EXERCISE BRIEF: Of the lines below, how many hold the string "that"? Give only the number.

INPUT MATERIAL:
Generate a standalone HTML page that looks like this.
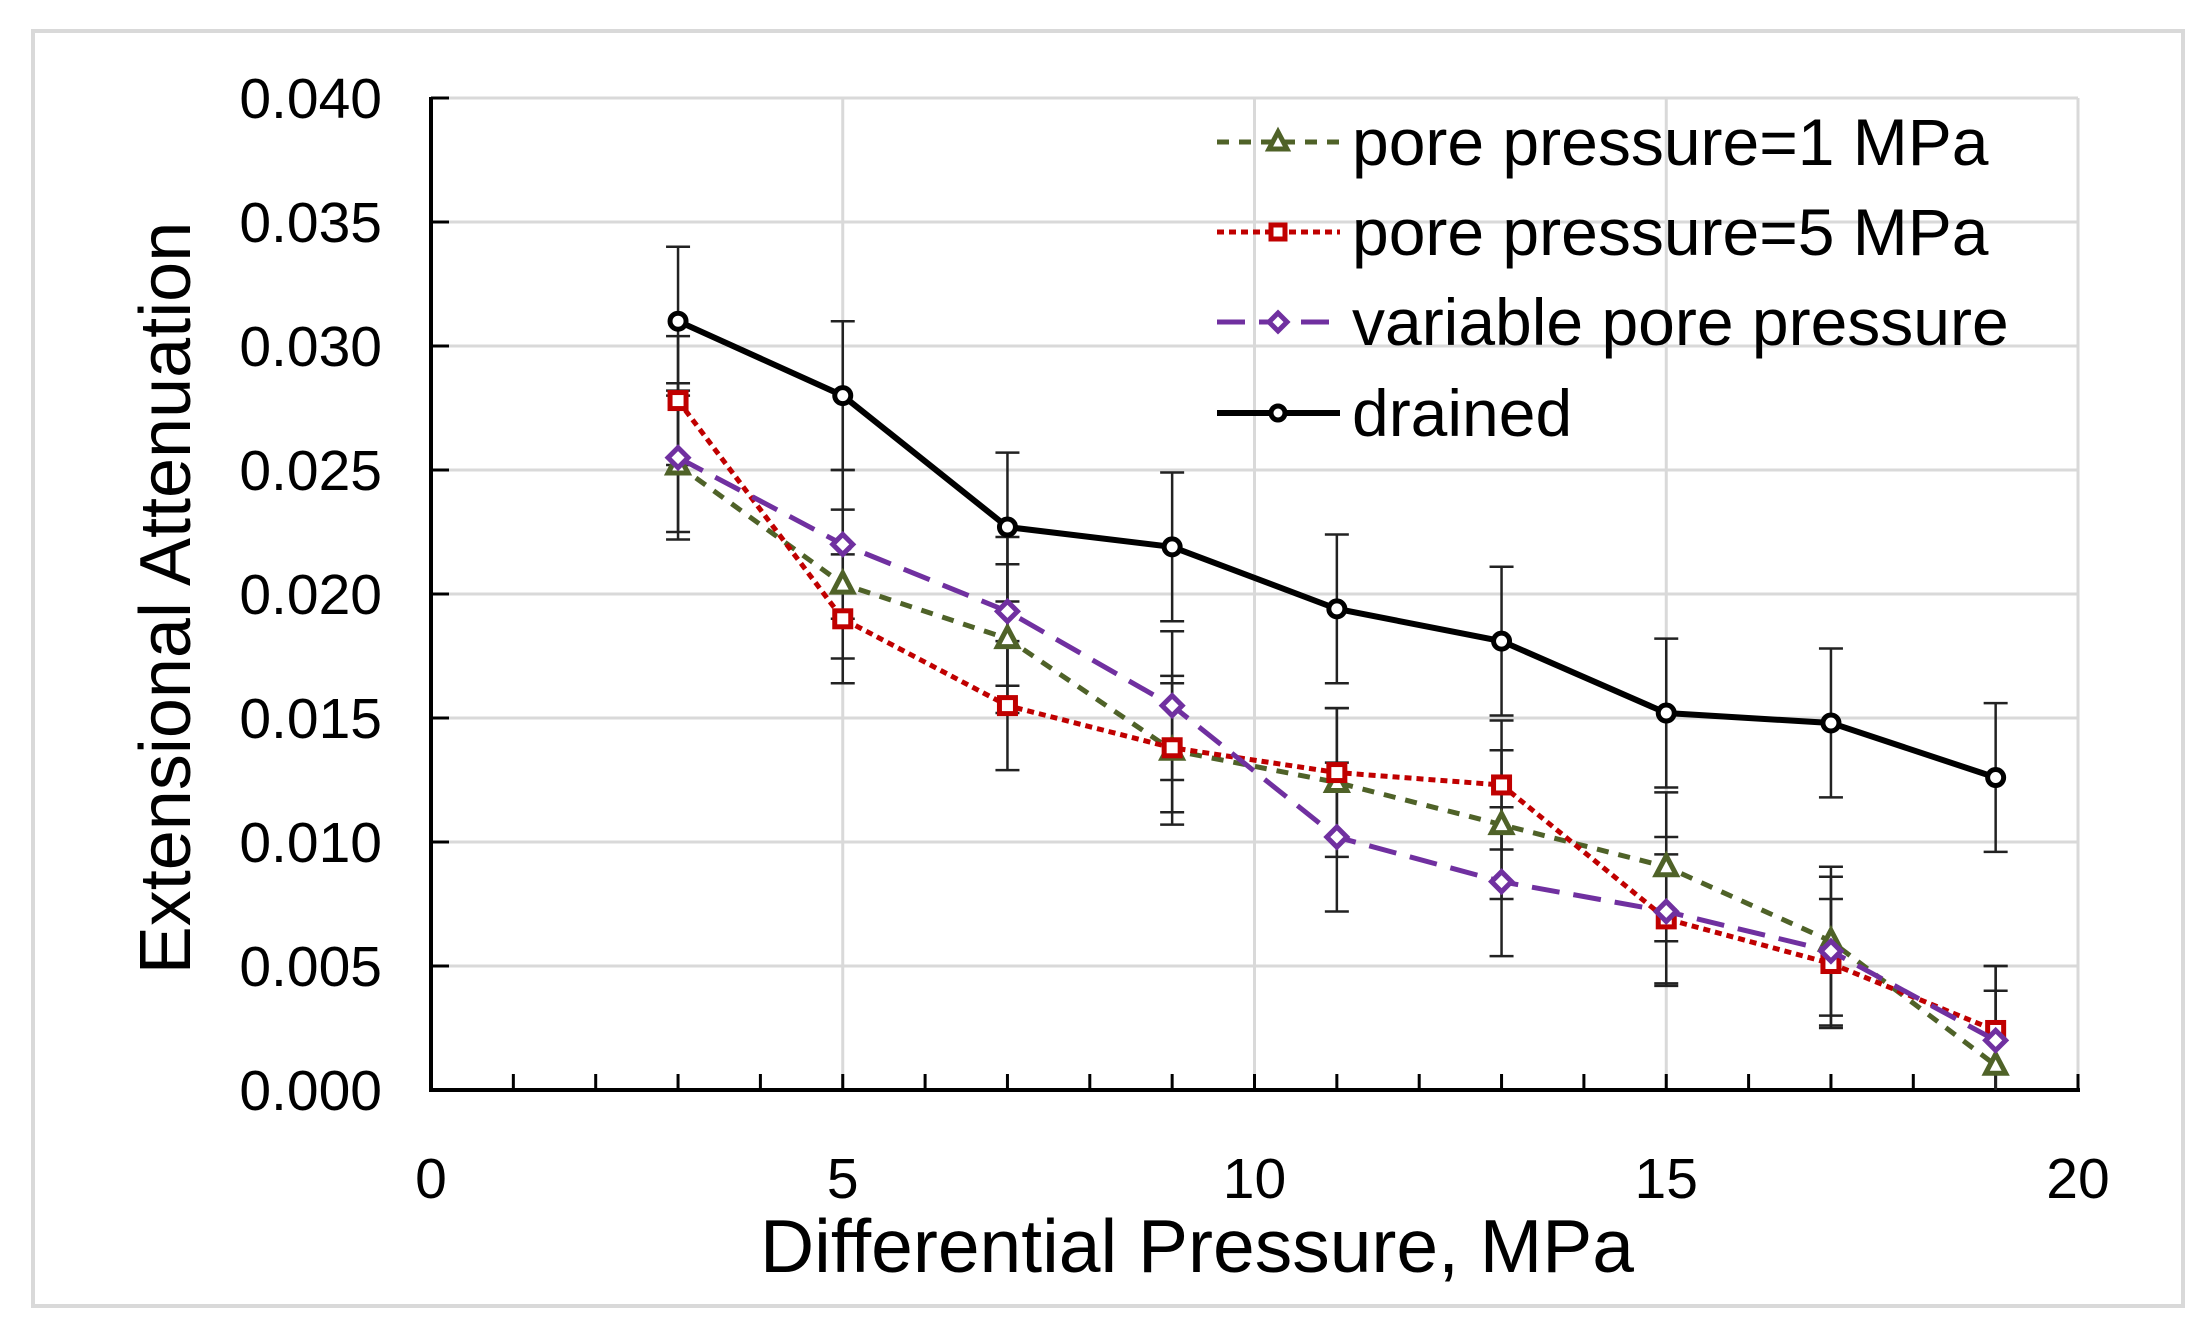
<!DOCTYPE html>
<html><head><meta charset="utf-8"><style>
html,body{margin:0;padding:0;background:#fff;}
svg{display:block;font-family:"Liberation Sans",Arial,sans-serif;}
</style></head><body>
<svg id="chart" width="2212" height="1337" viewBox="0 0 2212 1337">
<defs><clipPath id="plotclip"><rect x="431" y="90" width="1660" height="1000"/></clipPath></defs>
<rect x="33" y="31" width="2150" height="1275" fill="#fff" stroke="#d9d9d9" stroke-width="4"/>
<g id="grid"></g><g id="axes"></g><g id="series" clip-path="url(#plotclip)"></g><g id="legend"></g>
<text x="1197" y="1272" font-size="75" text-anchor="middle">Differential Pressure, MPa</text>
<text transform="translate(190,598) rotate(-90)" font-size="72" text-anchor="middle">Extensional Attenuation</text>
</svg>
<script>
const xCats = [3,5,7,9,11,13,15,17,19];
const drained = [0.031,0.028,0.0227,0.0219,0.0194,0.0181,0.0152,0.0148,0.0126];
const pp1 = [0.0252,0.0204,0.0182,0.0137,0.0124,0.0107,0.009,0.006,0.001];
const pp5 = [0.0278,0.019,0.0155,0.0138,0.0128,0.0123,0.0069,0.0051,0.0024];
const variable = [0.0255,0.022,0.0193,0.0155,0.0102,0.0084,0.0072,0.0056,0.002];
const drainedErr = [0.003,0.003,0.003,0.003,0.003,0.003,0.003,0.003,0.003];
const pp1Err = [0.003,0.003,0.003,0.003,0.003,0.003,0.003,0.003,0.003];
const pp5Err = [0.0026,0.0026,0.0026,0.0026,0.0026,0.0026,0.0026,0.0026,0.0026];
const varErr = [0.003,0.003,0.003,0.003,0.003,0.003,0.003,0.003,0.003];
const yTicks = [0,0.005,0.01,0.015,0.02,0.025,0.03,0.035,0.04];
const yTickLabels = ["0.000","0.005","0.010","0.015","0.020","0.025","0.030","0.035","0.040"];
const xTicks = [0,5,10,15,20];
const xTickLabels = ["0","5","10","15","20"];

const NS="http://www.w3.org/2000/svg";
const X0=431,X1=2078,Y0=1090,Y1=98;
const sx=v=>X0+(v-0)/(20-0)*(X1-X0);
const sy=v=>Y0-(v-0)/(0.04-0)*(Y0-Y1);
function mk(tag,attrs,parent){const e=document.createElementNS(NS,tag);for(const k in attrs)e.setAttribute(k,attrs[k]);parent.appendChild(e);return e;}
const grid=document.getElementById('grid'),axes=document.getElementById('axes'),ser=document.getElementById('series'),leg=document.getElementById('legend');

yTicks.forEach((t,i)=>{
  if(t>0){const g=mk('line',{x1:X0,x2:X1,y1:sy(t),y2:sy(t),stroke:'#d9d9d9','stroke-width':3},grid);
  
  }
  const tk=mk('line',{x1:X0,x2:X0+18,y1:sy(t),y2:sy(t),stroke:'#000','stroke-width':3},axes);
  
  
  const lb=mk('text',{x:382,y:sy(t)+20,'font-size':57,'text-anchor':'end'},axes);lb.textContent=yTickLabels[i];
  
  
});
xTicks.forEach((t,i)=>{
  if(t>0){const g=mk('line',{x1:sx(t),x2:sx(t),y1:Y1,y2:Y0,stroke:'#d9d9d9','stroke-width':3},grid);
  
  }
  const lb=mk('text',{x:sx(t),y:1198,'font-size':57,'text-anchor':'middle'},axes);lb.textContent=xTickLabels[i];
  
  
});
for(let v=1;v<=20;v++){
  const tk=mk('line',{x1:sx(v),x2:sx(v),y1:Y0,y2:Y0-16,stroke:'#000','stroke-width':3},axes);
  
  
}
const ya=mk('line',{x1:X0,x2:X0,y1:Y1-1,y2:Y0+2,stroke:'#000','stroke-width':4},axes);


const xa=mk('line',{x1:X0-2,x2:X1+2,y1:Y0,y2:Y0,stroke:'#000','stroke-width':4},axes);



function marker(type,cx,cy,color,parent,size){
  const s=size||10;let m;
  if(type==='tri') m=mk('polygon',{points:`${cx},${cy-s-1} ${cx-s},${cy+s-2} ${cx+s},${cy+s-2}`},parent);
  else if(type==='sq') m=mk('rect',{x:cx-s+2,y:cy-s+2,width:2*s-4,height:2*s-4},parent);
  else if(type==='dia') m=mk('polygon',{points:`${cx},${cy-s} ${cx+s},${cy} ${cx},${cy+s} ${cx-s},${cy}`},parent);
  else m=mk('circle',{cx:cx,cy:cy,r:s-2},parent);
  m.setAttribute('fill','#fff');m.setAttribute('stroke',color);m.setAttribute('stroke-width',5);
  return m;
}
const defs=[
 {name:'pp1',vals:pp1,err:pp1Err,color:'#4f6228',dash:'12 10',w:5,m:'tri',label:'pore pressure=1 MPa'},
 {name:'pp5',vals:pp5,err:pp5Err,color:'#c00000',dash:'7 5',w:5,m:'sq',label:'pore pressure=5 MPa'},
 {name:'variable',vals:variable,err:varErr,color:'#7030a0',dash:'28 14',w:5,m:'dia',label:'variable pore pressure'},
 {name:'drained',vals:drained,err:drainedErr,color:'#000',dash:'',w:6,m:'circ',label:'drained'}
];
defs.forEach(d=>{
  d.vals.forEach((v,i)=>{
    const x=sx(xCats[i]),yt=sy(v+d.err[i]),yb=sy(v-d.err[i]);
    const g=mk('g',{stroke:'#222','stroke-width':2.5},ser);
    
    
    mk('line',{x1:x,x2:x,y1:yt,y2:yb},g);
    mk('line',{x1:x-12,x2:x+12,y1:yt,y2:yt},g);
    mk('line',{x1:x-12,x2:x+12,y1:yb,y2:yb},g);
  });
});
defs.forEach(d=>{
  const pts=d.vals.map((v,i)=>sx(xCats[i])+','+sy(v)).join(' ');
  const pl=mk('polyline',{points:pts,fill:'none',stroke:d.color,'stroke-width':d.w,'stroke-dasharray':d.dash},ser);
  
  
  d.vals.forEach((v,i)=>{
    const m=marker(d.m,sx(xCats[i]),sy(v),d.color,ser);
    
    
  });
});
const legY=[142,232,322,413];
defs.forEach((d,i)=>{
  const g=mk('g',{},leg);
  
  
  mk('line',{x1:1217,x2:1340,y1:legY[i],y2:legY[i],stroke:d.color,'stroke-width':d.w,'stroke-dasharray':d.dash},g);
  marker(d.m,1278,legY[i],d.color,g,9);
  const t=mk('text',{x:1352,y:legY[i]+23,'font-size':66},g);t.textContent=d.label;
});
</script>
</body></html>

--

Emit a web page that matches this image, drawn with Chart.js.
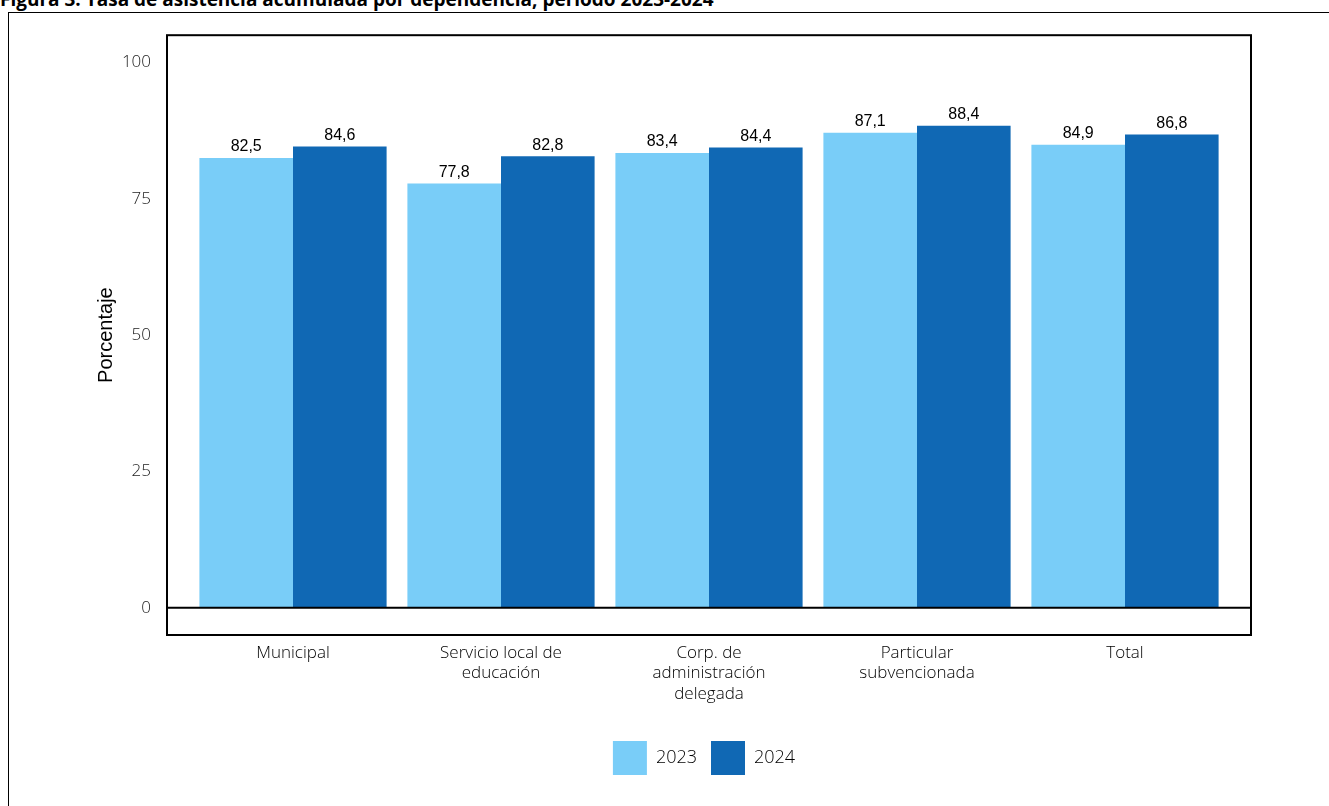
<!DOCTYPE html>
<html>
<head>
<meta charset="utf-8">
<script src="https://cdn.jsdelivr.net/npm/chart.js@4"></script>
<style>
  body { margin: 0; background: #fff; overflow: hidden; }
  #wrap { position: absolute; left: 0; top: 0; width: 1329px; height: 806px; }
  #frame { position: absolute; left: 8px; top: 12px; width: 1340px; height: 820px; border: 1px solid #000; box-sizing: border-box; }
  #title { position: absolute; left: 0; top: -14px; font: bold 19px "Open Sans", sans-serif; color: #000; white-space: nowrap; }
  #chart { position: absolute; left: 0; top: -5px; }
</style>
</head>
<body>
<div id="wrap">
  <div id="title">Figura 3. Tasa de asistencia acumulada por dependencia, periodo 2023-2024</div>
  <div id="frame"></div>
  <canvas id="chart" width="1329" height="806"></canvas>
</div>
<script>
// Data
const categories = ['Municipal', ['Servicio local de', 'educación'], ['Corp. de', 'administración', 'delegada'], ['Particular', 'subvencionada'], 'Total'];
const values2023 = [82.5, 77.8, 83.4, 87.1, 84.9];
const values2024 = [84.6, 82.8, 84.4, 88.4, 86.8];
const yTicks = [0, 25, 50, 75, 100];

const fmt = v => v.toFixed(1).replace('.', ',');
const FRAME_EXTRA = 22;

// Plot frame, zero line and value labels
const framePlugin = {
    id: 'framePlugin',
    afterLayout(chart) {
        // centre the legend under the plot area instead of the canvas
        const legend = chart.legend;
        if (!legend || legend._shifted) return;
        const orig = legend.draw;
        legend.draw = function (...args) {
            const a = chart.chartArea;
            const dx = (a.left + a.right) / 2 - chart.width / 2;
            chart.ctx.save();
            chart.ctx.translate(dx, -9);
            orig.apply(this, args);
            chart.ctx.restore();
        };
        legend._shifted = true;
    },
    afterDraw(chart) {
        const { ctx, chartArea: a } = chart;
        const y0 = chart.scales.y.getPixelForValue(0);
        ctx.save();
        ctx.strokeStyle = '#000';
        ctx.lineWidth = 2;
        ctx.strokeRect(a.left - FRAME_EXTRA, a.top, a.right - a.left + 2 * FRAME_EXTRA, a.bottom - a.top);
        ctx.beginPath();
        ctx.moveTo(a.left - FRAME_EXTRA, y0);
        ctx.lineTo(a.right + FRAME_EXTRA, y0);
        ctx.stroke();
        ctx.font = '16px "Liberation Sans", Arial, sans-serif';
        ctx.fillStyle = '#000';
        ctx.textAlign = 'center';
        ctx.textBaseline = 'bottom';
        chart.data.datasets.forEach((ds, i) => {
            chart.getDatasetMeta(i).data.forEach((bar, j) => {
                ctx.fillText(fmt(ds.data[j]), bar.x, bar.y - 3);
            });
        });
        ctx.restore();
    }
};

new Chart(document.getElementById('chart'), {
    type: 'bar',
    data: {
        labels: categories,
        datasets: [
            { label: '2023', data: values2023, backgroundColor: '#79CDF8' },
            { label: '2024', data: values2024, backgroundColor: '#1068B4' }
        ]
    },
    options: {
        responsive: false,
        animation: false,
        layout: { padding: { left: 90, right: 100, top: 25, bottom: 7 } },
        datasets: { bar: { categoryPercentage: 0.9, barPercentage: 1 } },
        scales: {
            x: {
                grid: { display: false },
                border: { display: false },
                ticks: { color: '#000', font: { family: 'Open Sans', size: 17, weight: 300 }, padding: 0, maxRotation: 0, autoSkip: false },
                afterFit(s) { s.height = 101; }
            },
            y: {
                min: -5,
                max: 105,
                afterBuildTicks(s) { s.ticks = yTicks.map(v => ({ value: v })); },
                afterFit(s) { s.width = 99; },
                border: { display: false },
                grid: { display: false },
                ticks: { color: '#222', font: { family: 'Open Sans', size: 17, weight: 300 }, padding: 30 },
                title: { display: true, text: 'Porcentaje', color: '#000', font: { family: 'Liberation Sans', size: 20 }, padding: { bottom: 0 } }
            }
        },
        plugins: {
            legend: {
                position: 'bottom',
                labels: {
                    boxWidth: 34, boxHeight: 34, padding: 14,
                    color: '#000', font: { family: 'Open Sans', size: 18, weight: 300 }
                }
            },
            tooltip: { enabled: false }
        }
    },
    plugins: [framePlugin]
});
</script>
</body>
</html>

SOLUTION: 2